Provided material:
______
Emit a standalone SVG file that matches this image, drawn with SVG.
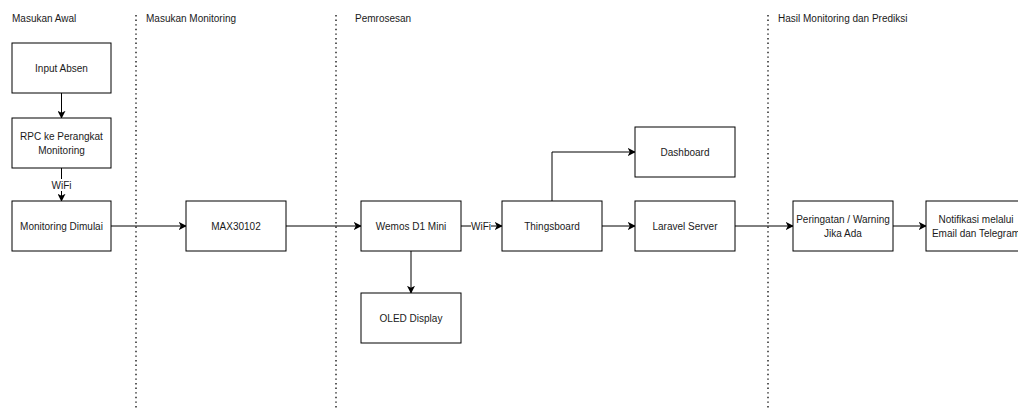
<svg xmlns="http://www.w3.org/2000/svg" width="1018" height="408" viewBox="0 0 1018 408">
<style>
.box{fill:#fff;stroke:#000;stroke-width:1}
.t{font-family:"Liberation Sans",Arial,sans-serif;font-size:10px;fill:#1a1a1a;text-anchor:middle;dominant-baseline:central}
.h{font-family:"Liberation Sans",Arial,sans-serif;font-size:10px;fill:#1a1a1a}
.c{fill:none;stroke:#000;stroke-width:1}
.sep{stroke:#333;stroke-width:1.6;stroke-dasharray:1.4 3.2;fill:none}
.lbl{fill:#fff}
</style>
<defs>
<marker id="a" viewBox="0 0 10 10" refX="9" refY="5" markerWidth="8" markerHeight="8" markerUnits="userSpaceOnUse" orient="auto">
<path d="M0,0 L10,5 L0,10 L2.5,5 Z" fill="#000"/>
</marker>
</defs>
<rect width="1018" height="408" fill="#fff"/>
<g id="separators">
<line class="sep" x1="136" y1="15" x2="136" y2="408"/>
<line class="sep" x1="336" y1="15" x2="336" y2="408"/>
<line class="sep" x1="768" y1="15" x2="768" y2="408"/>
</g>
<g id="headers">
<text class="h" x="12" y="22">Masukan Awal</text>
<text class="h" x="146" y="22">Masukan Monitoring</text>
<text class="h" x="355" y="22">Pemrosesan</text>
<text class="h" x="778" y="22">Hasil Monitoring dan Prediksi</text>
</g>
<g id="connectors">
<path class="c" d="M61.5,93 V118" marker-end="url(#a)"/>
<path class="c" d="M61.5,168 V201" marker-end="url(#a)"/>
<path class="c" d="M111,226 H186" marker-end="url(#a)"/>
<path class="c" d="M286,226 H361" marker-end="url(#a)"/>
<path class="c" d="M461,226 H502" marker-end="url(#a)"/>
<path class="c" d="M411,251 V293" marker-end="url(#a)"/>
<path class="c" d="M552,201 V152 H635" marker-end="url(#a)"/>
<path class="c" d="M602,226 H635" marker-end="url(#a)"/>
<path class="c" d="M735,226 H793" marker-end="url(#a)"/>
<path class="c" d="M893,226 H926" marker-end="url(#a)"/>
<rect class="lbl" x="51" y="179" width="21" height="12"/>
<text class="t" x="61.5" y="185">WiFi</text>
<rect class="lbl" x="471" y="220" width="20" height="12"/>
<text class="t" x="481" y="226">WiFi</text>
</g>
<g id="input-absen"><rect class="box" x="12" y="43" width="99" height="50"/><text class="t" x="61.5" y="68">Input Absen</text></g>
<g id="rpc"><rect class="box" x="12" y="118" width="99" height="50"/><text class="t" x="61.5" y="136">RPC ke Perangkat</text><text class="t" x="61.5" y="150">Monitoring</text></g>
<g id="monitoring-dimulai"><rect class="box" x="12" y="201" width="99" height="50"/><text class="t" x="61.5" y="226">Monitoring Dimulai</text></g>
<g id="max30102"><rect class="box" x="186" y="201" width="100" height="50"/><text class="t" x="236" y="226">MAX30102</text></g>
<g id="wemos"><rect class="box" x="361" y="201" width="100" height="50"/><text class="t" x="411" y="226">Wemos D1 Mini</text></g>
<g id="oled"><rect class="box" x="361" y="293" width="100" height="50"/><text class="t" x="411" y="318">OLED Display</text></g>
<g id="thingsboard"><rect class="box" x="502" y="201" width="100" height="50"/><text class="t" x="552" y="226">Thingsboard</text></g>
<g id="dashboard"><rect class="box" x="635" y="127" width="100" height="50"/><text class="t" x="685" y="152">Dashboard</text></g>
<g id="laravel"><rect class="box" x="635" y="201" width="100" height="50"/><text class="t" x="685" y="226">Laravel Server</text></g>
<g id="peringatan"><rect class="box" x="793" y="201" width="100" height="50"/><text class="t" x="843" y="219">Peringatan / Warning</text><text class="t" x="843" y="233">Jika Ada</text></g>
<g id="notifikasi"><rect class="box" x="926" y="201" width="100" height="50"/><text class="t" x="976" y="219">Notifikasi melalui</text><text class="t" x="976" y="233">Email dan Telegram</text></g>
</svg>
______
Task requirements: Without including any pictures, print all of the material exactly as given.

Correct answer:
Emit a standalone SVG file that matches this image, drawn with SVG.
<svg xmlns="http://www.w3.org/2000/svg" width="1018" height="408" viewBox="0 0 1018 408">
<style>
.box{fill:#fff;stroke:#000;stroke-width:1}
.t{font-family:"Liberation Sans",Arial,sans-serif;font-size:10px;fill:#1a1a1a;text-anchor:middle;dominant-baseline:central}
.h{font-family:"Liberation Sans",Arial,sans-serif;font-size:10px;fill:#1a1a1a}
.c{fill:none;stroke:#000;stroke-width:1}
.sep{stroke:#333;stroke-width:1.6;stroke-dasharray:1.4 3.2;fill:none}
.lbl{fill:#fff}
</style>
<defs>
<marker id="a" viewBox="0 0 10 10" refX="9" refY="5" markerWidth="8" markerHeight="8" markerUnits="userSpaceOnUse" orient="auto">
<path d="M0,0 L10,5 L0,10 L2.5,5 Z" fill="#000"/>
</marker>
</defs>
<rect width="1018" height="408" fill="#fff"/>
<g id="separators">
<line class="sep" x1="136" y1="15" x2="136" y2="408"/>
<line class="sep" x1="336" y1="15" x2="336" y2="408"/>
<line class="sep" x1="768" y1="15" x2="768" y2="408"/>
</g>
<g id="headers">
<text class="h" x="12" y="22">Masukan Awal</text>
<text class="h" x="146" y="22">Masukan Monitoring</text>
<text class="h" x="355" y="22">Pemrosesan</text>
<text class="h" x="778" y="22">Hasil Monitoring dan Prediksi</text>
</g>
<g id="connectors">
<path class="c" d="M61.5,93 V118" marker-end="url(#a)"/>
<path class="c" d="M61.5,168 V201" marker-end="url(#a)"/>
<path class="c" d="M111,226 H186" marker-end="url(#a)"/>
<path class="c" d="M286,226 H361" marker-end="url(#a)"/>
<path class="c" d="M461,226 H502" marker-end="url(#a)"/>
<path class="c" d="M411,251 V293" marker-end="url(#a)"/>
<path class="c" d="M552,201 V152 H635" marker-end="url(#a)"/>
<path class="c" d="M602,226 H635" marker-end="url(#a)"/>
<path class="c" d="M735,226 H793" marker-end="url(#a)"/>
<path class="c" d="M893,226 H926" marker-end="url(#a)"/>
<rect class="lbl" x="51" y="179" width="21" height="12"/>
<text class="t" x="61.5" y="185">WiFi</text>
<rect class="lbl" x="471" y="220" width="20" height="12"/>
<text class="t" x="481" y="226">WiFi</text>
</g>
<g id="input-absen"><rect class="box" x="12" y="43" width="99" height="50"/><text class="t" x="61.5" y="68">Input Absen</text></g>
<g id="rpc"><rect class="box" x="12" y="118" width="99" height="50"/><text class="t" x="61.5" y="136">RPC ke Perangkat</text><text class="t" x="61.5" y="150">Monitoring</text></g>
<g id="monitoring-dimulai"><rect class="box" x="12" y="201" width="99" height="50"/><text class="t" x="61.5" y="226">Monitoring Dimulai</text></g>
<g id="max30102"><rect class="box" x="186" y="201" width="100" height="50"/><text class="t" x="236" y="226">MAX30102</text></g>
<g id="wemos"><rect class="box" x="361" y="201" width="100" height="50"/><text class="t" x="411" y="226">Wemos D1 Mini</text></g>
<g id="oled"><rect class="box" x="361" y="293" width="100" height="50"/><text class="t" x="411" y="318">OLED Display</text></g>
<g id="thingsboard"><rect class="box" x="502" y="201" width="100" height="50"/><text class="t" x="552" y="226">Thingsboard</text></g>
<g id="dashboard"><rect class="box" x="635" y="127" width="100" height="50"/><text class="t" x="685" y="152">Dashboard</text></g>
<g id="laravel"><rect class="box" x="635" y="201" width="100" height="50"/><text class="t" x="685" y="226">Laravel Server</text></g>
<g id="peringatan"><rect class="box" x="793" y="201" width="100" height="50"/><text class="t" x="843" y="219">Peringatan / Warning</text><text class="t" x="843" y="233">Jika Ada</text></g>
<g id="notifikasi"><rect class="box" x="926" y="201" width="100" height="50"/><text class="t" x="976" y="219">Notifikasi melalui</text><text class="t" x="976" y="233">Email dan Telegram</text></g>
</svg>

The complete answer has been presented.